Canada’s Pure Gold Mining (TSX-V: PGM), which recently listed in London, has started its 2019 exploration program at its 100%-owned Madsen Red Lake gold mine in Ontario.

The Vancouver-based miner said it would focus on the Wedge, Fork, and Russet South satellite deposits with the purpose of converting and growing mineral resources used in the recently released preliminary economic assessment (PEA).

At peak production, the mine is expected to yield about 125,000 ounces of gold with average annual production in years three through seven of approximately 102,000 ounces

The plan represents the first conceptual expansion scenario for the future phased growth of the Madsen underground mine, expected to run for 12 years and which has an initial capital cost of C$95 million.

The mine plan envisions a combination of methods from conventional cut and fill (59%), mechanized cut and fill (16%) and longhole mining (25%).
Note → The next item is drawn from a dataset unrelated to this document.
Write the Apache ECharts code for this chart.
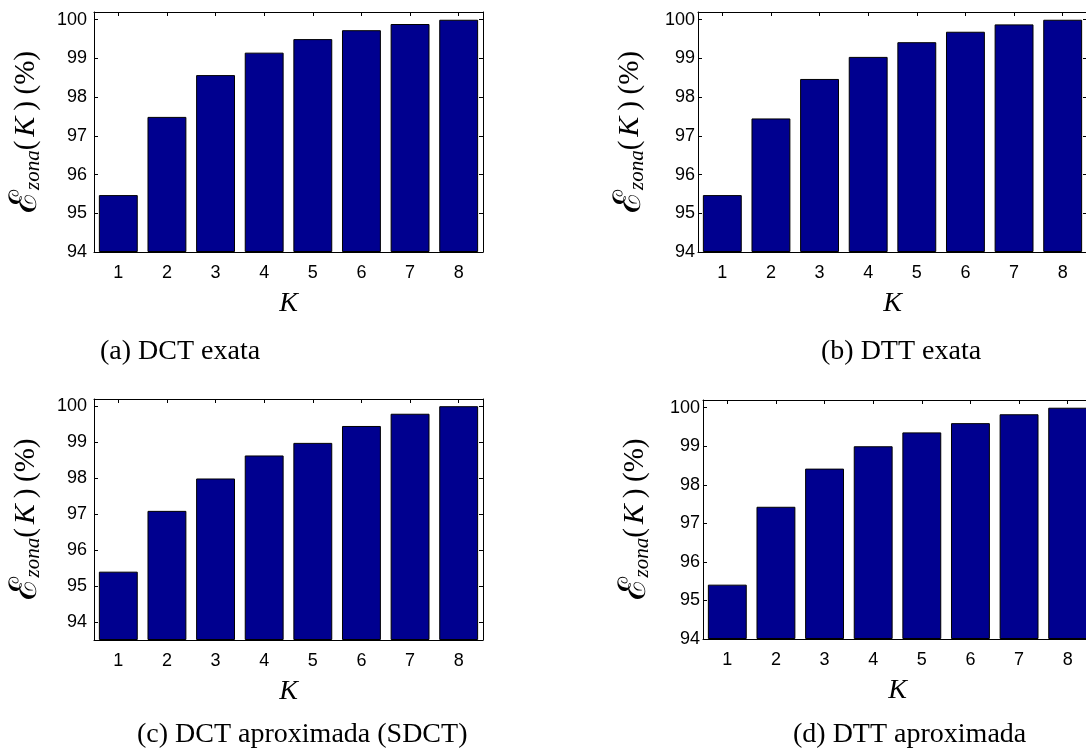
<!DOCTYPE html>
<html>
<head>
<meta charset="utf-8">
<script src="https://cdn.jsdelivr.net/npm/echarts@6/dist/echarts.min.js"></script>
<style>
  html, body { margin: 0; padding: 0; background: #ffffff; }
  #chart { width: 1086px; height: 753px; }
</style>
</head>
<body>
<div id="chart"></div>
<script>
// Energy retained in the zonal mask vs. number of kept coefficients K
const categories = ['1', '2', '3', '4', '5', '6', '7', '8'];
const dctExata = [95.47, 97.49, 98.57, 99.15, 99.50, 99.73, 99.89, 100.00];
const dttExata = [95.47, 97.45, 98.47, 99.04, 99.42, 99.69, 99.88, 100.00];
const dctAproximada = [95.40, 97.09, 97.99, 98.63, 98.98, 99.45, 99.79, 100.00];
const dttAproximada = [95.41, 97.43, 98.42, 99.00, 99.36, 99.60, 99.83, 100.00];
const yTicks = [94, 95, 96, 97, 98, 99, 100];
const captions = ['(a) DCT exata', '(b) DTT exata', '(c) DCT aproximada (SDCT)', '(d) DTT aproximada'];

const BAR_COLOR = '#00008f';
const SANS = '"Liberation Sans", Arial, sans-serif';
const SERIF = '"Liberation Serif", "Times New Roman", serif';

// grid geometry and axis range for each subplot
const panels = [
  { data: dctExata,      left: 94,  top: 12,  width: 389, height: 240, min: 94,   max: 100.2, margin: 7, caption: [100, 352] },
  { data: dttExata,      left: 698, top: 12,  width: 389, height: 240, min: 94,   max: 100.2, margin: 3, caption: [821, 352] },
  { data: dctAproximada, left: 94,  top: 399, width: 389, height: 241, min: 93.5, max: 100.2, margin: 7, caption: [137, 735] },
  { data: dttAproximada, left: 703, top: 400, width: 389, height: 239, min: 94,   max: 100.2, margin: 3, caption: [793, 735] }
];

const yName = '{e|ℰ}{s|zona}{p|(}{k|K}{p|)}{sp| }{p|(%)}';
const yNameRich = {
  e:  { fontFamily: '"DejaVu Serif", serif', fontSize: 38, lineHeight: 36, verticalAlign: 'middle', color: '#000' },
  s:  { fontFamily: SERIF, fontStyle: 'italic', fontSize: 21, lineHeight: 19, verticalAlign: 'bottom', color: '#000' },
  p:  { fontFamily: SERIF, fontSize: 29, lineHeight: 36, verticalAlign: 'middle', color: '#000' },
  k:  { fontFamily: SERIF, fontStyle: 'italic', fontSize: 30, lineHeight: 36, verticalAlign: 'middle', color: '#000', padding: [0, 6, 0, 4] },
  sp: { fontFamily: SERIF, fontSize: 26, lineHeight: 36, verticalAlign: 'middle' }
};

const axisLine = { show: true, onZero: false, lineStyle: { color: '#000', width: 1 } };

const grid = [], xAxis = [], yAxis = [], series = [], graphic = [];

panels.forEach((p, i) => {
  grid.push({ left: p.left, top: p.top, width: p.width, height: p.height, containLabel: false, outerBoundsMode: 'none' });

  // bottom category axis
  xAxis.push({
    type: 'category', gridIndex: i, position: 'bottom', data: categories,
    boundaryGap: true,
    axisLine: axisLine,
    axisTick: { show: true, inside: true, alignWithLabel: true, length: 4, lineStyle: { color: '#000' } },
    axisLabel: { show: true, interval: 0, margin: 12, fontFamily: SANS, fontSize: 18, color: '#000' },
    splitLine: { show: false },
    name: 'K', nameLocation: 'middle', nameGap: 38,
    nameTextStyle: { fontFamily: SERIF, fontStyle: 'italic', fontSize: 28, color: '#000' }
  });
  // top box edge with inward ticks
  xAxis.push({
    type: 'category', gridIndex: i, position: 'top', data: categories,
    boundaryGap: true,
    axisLine: axisLine,
    axisTick: { show: true, inside: true, alignWithLabel: true, length: 4, lineStyle: { color: '#000' } },
    axisLabel: { show: false },
    splitLine: { show: false }
  });
  // left value axis
  yAxis.push({
    type: 'value', gridIndex: i, position: 'left', min: p.min, max: p.max, startValue: p.min,
    axisLine: axisLine,
    axisTick: { show: true, inside: true, length: 4, customValues: yTicks, lineStyle: { color: '#000' } },
    axisLabel: { show: true, margin: p.margin, customValues: yTicks, fontFamily: SANS, fontSize: 18, color: '#000' },
    splitLine: { show: false },
    name: yName, nameLocation: 'middle', nameRotate: 90, nameGap: 50,
    nameTextStyle: { rich: yNameRich }
  });
  // right box edge with inward ticks
  yAxis.push({
    type: 'value', gridIndex: i, position: 'right', min: p.min, max: p.max,
    axisLine: axisLine,
    axisTick: { show: true, inside: true, length: 4, customValues: yTicks, lineStyle: { color: '#000' } },
    axisLabel: { show: false },
    splitLine: { show: false }
  });

  series.push({
    type: 'bar', xAxisIndex: 2 * i, yAxisIndex: 2 * i, data: p.data,
    barCategoryGap: '20%', clip: true,
    itemStyle: { color: BAR_COLOR, borderColor: '#000', borderWidth: 1 },
    emphasis: { disabled: true },
    animation: false
  });

  graphic.push({
    type: 'text',
    style: {
      text: captions[i], x: p.caption[0], y: p.caption[1],
      fontFamily: SERIF, fontSize: 28, fill: '#000',
      textAlign: 'left', textVerticalAlign: 'middle'
    }
  });
});

const chart = echarts.init(document.getElementById('chart'), null, { renderer: 'canvas' });
chart.setOption({
  animation: false,
  backgroundColor: '#ffffff',
  grid, xAxis, yAxis, series, graphic
});
</script>
</body>
</html>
Chief executive Darin Labrenz said previous drilling had resulted in the discovery of the Wedge deposit and helped the company's understanding of the scale and tenor of gold mineralization, resulting in maiden mineral resources and a PEA.

"With this new program, our exploration team is focused on growth of the current resource and providing the framework for a second phase of development with the goal of not only extending, but potentially expanding the base case production scenario at Madsen," he said.

At peak production, the Madsen mine is expected to yield about 125,000 ounces of gold with average annual production in years three through seven of approximately 102,000 ounces.